The standard the district court applied in awarding fees was thus correct. Its actual fee award involved no abuse of discretion.
We therefore affirm the district court’s award of attorney’s fees, as well as its judgment on the merits.
AFFIRMED.
. The entire definition is as follows:
"(4) ‘Indecent material’ means a visual or verbal depiction, display, representation, dissemination, or verbal description of:
(a) A human sexual or excretory organ or function; or
(b) A state of undress so as to expose the human male or female genitals, pubic area, or buttocks, with less than a fully opaque covering, or showing of the female breast with less than a fully opaque covering of any portion below the top of the nipple; or
(c) An ultimate sexual act, normal or perverted, actual or simulated; or
(d) Masturbation
which the average person applying contemporary community standards for cable television or pay-for-viewing television programming would find is presented in a patently offensive way for the time, place, manner and context in which the material is presented.”
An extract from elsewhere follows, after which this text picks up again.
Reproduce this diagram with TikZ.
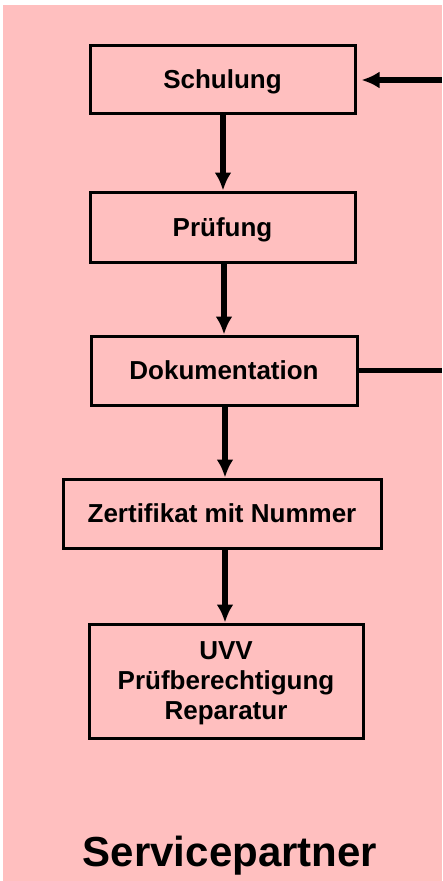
\documentclass[tikz,border=0pt]{standalone}
\usepackage{fontspec}
\setmainfont{Liberation Sans}
\usetikzlibrary{arrows.meta}
\definecolor{rosa}{RGB}{255,191,191}

\begin{document}
\begin{tikzpicture}[x=1pt,y=1pt,
  kasten/.style={draw,line width=3pt,fill=rosa,inner sep=0pt,align=center,
    text depth=0pt,font=\fontsize{26}{30}\selectfont\bfseries},
  pfeil/.style={line width=5.5pt,-{Latex[length=18pt,width=17pt]}},
  linie/.style={line width=5.5pt}]

\useasboundingbox (0,0) rectangle (442,-881);
\fill[rosa] (3,-5) rectangle (442,-881);

\node[kasten,minimum width=265,minimum height=68](1) at(222.5,-79){Schulung};
\node[kasten,minimum width=265,minimum height=70](2) at(222.5,-227){Pr\"ufung};
\node[kasten,minimum width=266,minimum height=69](3) at(224,-370.5){Dokumentation};
\node[kasten,minimum width=318,minimum height=69](4) at(222,-513.5){Zertifikat mit Nummer};
\node[kasten,minimum width=274,minimum height=114](5) at(226,-681){UVV\\Pr\"ufberechtigung\\Reparatur};
\node[font=\fontsize{42}{50}\selectfont\bfseries](6) at(230,-856){Servicepartner};

\coordinate(r1) at(442,-80);
\coordinate(r2) at(442,-370.5);

\draw[pfeil](1.south-|223,0)--(2.north-|223,0);
\draw[pfeil](2.south-|224,0)--(3.north-|224,0);
\draw[pfeil](3.south-|225,0)--(4.north-|225,0);
\draw[pfeil](4.south-|225,0)--(5.north-|225,0);
\draw[pfeil,shorten >=5pt](r1)--(r1-|1.east);
\draw[linie](3)--(r2);
\end{tikzpicture}
\end{document}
Utah Code Ann. § 76-10-1702(4).
. The statute would prohibit, for example, a "verbal description of ... male ... buttocks ... which the average person ... would find ... patently offensive.” See supra, note 1. The State of Utah admits that it intends to regulate matters that go beyond outright "obscenity.”
. Zarcone specifically established a "bright prospects" rule, denying attorneys’ fees when the likelihood of success was sufficient to attract competent counsel on a contingent fee basis. 581 F.2d at 1044; see also Buxton v. Patel, 595 F.2d 1182, 1184 (9th Cir.1979). In the instant case, in which declaratory and injunctive relief is sought, no contingent fee contract is feasible. The “bright prospects” rule is thus not relevant. Even if it were, this circuit previously has rejected the “bright prospects” rule. See Cooper v. Singer, 719 F.2d 1496, 1501 (10th Cir.1983) (en banc); J. & J. Anderson, Inc. v. Town of Erie, 767 F.2d 1469, 1473-74 (10th Cir.1985).
The Second Circuit has narrowed the authority of Zarcone. See Wheatley v. Ford, 679 F.2d 1037, 1040 (2d Cir.1982); Milwe v. Cavuoto, 653 F.2d 80, 82-83 (2d Cir.1981). The Ninth Circuit has narrowed the authority of Buxton. See Hamner v. Rios, 769 F.2d 1404, 1407 (9th Cir. 1985).